Information provided
= = = =

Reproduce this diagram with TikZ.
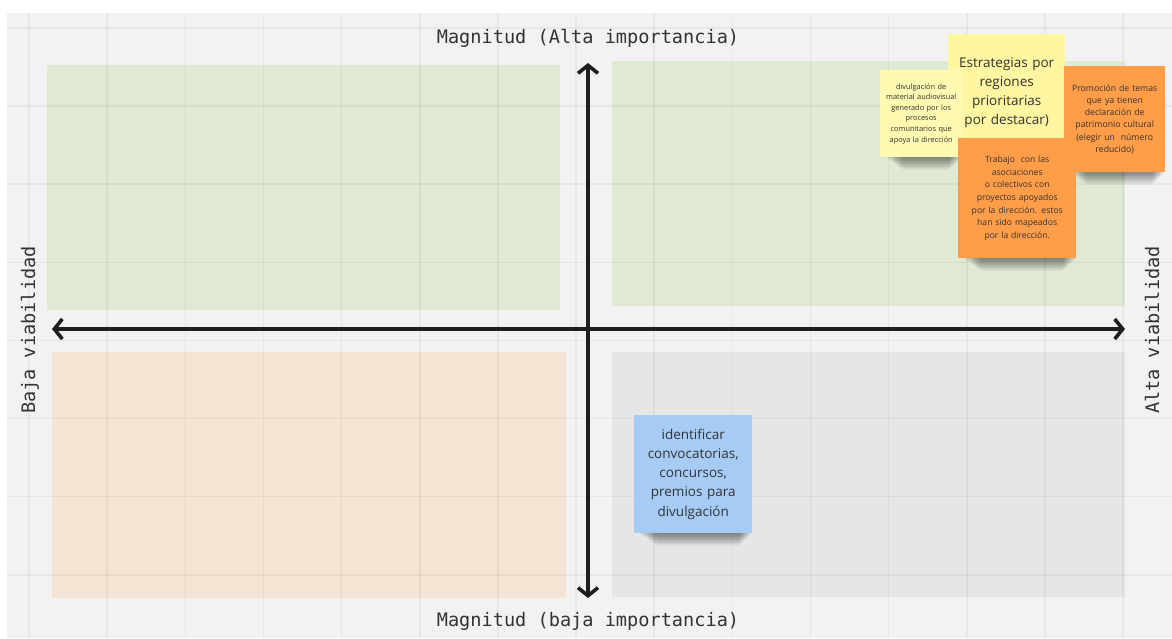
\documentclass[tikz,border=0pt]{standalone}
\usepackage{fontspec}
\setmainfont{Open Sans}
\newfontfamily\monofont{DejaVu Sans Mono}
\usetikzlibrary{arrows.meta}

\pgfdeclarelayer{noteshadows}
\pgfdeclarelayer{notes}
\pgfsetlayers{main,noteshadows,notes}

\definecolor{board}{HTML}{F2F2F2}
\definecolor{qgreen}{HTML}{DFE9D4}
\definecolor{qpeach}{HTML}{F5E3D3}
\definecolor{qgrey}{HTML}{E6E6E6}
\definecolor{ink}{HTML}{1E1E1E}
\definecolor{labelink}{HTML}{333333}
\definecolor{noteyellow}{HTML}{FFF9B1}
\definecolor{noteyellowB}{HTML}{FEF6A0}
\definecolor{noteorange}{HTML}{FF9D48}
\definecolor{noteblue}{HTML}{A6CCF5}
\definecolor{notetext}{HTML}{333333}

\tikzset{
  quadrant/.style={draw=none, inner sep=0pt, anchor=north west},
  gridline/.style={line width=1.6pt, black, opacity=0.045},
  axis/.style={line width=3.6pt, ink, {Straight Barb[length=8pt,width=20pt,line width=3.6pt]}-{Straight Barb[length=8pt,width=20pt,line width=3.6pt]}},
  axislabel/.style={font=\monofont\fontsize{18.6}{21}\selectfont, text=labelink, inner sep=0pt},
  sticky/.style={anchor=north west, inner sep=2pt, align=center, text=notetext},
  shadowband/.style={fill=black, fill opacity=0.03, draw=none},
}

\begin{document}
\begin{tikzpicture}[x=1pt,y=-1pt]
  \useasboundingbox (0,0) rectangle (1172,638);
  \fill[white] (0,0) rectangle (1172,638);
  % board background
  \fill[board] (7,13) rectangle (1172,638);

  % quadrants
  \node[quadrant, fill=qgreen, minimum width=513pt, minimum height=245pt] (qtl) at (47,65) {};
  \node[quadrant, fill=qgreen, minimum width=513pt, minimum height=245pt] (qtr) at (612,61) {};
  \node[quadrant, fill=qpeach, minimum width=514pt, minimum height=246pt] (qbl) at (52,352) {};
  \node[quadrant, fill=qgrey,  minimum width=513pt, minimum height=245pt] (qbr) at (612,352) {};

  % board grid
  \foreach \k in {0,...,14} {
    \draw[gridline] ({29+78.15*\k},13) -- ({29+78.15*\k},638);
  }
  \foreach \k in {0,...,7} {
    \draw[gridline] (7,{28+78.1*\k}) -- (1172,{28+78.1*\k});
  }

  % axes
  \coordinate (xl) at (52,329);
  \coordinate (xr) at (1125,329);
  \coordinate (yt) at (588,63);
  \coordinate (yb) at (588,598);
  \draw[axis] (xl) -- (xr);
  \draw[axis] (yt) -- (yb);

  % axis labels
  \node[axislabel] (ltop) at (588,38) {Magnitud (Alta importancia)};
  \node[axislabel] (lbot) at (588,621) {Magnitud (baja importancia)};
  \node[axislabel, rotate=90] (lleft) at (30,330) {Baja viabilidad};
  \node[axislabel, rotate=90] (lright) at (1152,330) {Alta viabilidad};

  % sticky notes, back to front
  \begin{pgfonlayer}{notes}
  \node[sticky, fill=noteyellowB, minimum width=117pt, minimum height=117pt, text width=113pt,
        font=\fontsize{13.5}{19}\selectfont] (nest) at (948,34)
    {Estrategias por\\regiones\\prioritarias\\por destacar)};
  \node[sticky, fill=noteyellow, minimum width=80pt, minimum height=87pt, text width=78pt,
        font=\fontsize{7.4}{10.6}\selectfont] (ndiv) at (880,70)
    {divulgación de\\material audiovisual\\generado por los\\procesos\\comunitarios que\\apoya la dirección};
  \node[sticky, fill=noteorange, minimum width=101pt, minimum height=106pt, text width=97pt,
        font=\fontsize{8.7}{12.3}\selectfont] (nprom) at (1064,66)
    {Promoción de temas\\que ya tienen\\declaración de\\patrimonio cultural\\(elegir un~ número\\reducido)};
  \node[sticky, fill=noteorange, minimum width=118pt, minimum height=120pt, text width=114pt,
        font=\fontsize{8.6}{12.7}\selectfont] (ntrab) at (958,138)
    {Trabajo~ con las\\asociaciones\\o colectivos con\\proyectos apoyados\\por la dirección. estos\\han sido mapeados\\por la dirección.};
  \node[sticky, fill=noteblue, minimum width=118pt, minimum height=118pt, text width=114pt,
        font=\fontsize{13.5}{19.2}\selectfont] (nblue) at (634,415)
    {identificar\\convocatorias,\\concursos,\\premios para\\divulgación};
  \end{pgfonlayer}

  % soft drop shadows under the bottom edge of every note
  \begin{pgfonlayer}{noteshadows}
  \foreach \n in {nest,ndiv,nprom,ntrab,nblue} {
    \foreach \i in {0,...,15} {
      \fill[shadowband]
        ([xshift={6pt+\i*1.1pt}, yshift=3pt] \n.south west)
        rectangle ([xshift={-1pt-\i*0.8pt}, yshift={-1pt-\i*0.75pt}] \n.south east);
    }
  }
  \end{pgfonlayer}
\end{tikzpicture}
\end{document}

= = = =

Instructions to follow
Reproduce the listing exactly. Leave its pictures out.

Result
Reproduce this diagram with TikZ.
\documentclass[tikz,border=0pt]{standalone}
\usepackage{fontspec}
\setmainfont{Open Sans}
\newfontfamily\monofont{DejaVu Sans Mono}
\usetikzlibrary{arrows.meta}

\pgfdeclarelayer{noteshadows}
\pgfdeclarelayer{notes}
\pgfsetlayers{main,noteshadows,notes}

\definecolor{board}{HTML}{F2F2F2}
\definecolor{qgreen}{HTML}{DFE9D4}
\definecolor{qpeach}{HTML}{F5E3D3}
\definecolor{qgrey}{HTML}{E6E6E6}
\definecolor{ink}{HTML}{1E1E1E}
\definecolor{labelink}{HTML}{333333}
\definecolor{noteyellow}{HTML}{FFF9B1}
\definecolor{noteyellowB}{HTML}{FEF6A0}
\definecolor{noteorange}{HTML}{FF9D48}
\definecolor{noteblue}{HTML}{A6CCF5}
\definecolor{notetext}{HTML}{333333}

\tikzset{
  quadrant/.style={draw=none, inner sep=0pt, anchor=north west},
  gridline/.style={line width=1.6pt, black, opacity=0.045},
  axis/.style={line width=3.6pt, ink, {Straight Barb[length=8pt,width=20pt,line width=3.6pt]}-{Straight Barb[length=8pt,width=20pt,line width=3.6pt]}},
  axislabel/.style={font=\monofont\fontsize{18.6}{21}\selectfont, text=labelink, inner sep=0pt},
  sticky/.style={anchor=north west, inner sep=2pt, align=center, text=notetext},
  shadowband/.style={fill=black, fill opacity=0.03, draw=none},
}

\begin{document}
\begin{tikzpicture}[x=1pt,y=-1pt]
  \useasboundingbox (0,0) rectangle (1172,638);
  \fill[white] (0,0) rectangle (1172,638);
  % board background
  \fill[board] (7,13) rectangle (1172,638);

  % quadrants
  \node[quadrant, fill=qgreen, minimum width=513pt, minimum height=245pt] (qtl) at (47,65) {};
  \node[quadrant, fill=qgreen, minimum width=513pt, minimum height=245pt] (qtr) at (612,61) {};
  \node[quadrant, fill=qpeach, minimum width=514pt, minimum height=246pt] (qbl) at (52,352) {};
  \node[quadrant, fill=qgrey,  minimum width=513pt, minimum height=245pt] (qbr) at (612,352) {};

  % board grid
  \foreach \k in {0,...,14} {
    \draw[gridline] ({29+78.15*\k},13) -- ({29+78.15*\k},638);
  }
  \foreach \k in {0,...,7} {
    \draw[gridline] (7,{28+78.1*\k}) -- (1172,{28+78.1*\k});
  }

  % axes
  \coordinate (xl) at (52,329);
  \coordinate (xr) at (1125,329);
  \coordinate (yt) at (588,63);
  \coordinate (yb) at (588,598);
  \draw[axis] (xl) -- (xr);
  \draw[axis] (yt) -- (yb);

  % axis labels
  \node[axislabel] (ltop) at (588,38) {Magnitud (Alta importancia)};
  \node[axislabel] (lbot) at (588,621) {Magnitud (baja importancia)};
  \node[axislabel, rotate=90] (lleft) at (30,330) {Baja viabilidad};
  \node[axislabel, rotate=90] (lright) at (1152,330) {Alta viabilidad};

  % sticky notes, back to front
  \begin{pgfonlayer}{notes}
  \node[sticky, fill=noteyellowB, minimum width=117pt, minimum height=117pt, text width=113pt,
        font=\fontsize{13.5}{19}\selectfont] (nest) at (948,34)
    {Estrategias por\\regiones\\prioritarias\\por destacar)};
  \node[sticky, fill=noteyellow, minimum width=80pt, minimum height=87pt, text width=78pt,
        font=\fontsize{7.4}{10.6}\selectfont] (ndiv) at (880,70)
    {divulgación de\\material audiovisual\\generado por los\\procesos\\comunitarios que\\apoya la dirección};
  \node[sticky, fill=noteorange, minimum width=101pt, minimum height=106pt, text width=97pt,
        font=\fontsize{8.7}{12.3}\selectfont] (nprom) at (1064,66)
    {Promoción de temas\\que ya tienen\\declaración de\\patrimonio cultural\\(elegir un~ número\\reducido)};
  \node[sticky, fill=noteorange, minimum width=118pt, minimum height=120pt, text width=114pt,
        font=\fontsize{8.6}{12.7}\selectfont] (ntrab) at (958,138)
    {Trabajo~ con las\\asociaciones\\o colectivos con\\proyectos apoyados\\por la dirección. estos\\han sido mapeados\\por la dirección.};
  \node[sticky, fill=noteblue, minimum width=118pt, minimum height=118pt, text width=114pt,
        font=\fontsize{13.5}{19.2}\selectfont] (nblue) at (634,415)
    {identificar\\convocatorias,\\concursos,\\premios para\\divulgación};
  \end{pgfonlayer}

  % soft drop shadows under the bottom edge of every note
  \begin{pgfonlayer}{noteshadows}
  \foreach \n in {nest,ndiv,nprom,ntrab,nblue} {
    \foreach \i in {0,...,15} {
      \fill[shadowband]
        ([xshift={6pt+\i*1.1pt}, yshift=3pt] \n.south west)
        rectangle ([xshift={-1pt-\i*0.8pt}, yshift={-1pt-\i*0.75pt}] \n.south east);
    }
  }
  \end{pgfonlayer}
\end{tikzpicture}
\end{document}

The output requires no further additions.